A delicious wine for a great bouillabaisse

Bouillabaisse is Marseille's traditional fish stew. The word comes from the Provençal bolha-baissa which means boil and reduce. It is served with toasted bread slices spread with a spicy garlic mayonnaise called rouille or rust. I never tried to make one, thinking that the recipe was too complicated and that I could never find the right fish in California.

But last week, a friend of mine showed me her simplified recipe. Her bouillabaisse ended up being rich in flavor and surprisingly easy to prepare.
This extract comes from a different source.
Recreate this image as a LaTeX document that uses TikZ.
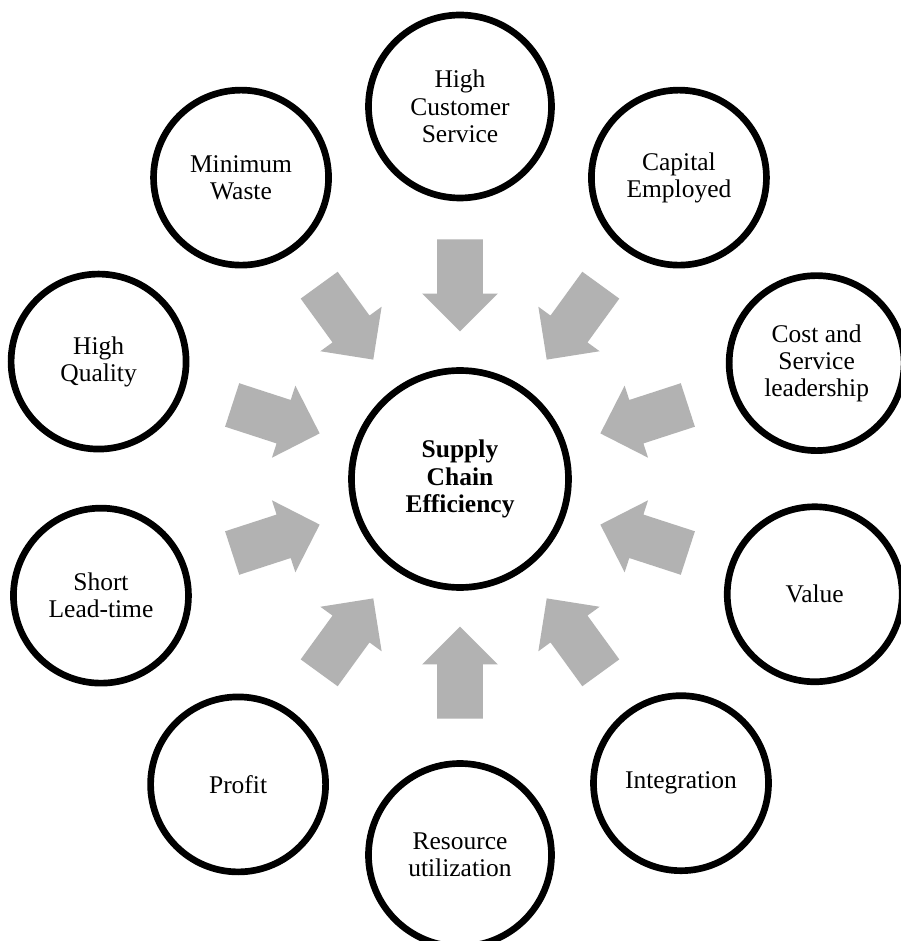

First, make a fish broth with fish trimmings (such as fish frames and fish heads). This can be done ahead of time. Then, cook onions, garlic, tomatoes, leeks, fennel in olive oil. Add orange peel, fennel seeds, bay leaf, saffron, and the fish broth. Let it boil and reduce. Finally, strain the soup, add fish fillets (halibut, red snapper), scallops, then mussels. Serve with parsley, croutons, and rouille.



With the bouillabaisse, we had a white from the Languedoc, the 2005 Bergerie de l'Hortus Classique Blanc. Domaine de L'Hortus is a 60 hectare estate located in the valley between the Pic Saint Loup and the Montagne de l'Hortus. Bergerie de l'Hortus is the domaine's second label. Made with young vines, the wine was an unusual blend of Chardonnay, Viognier, and Sauvignon Blanc. It had a bright golden color with aromas of stone fruits and white flowers. On the palate, it was deliciously lush, ripe, and mouthfilling with a touch of sweetness on the finish. Everybody agreed: it worked wonderfully well with the bouillabaisse.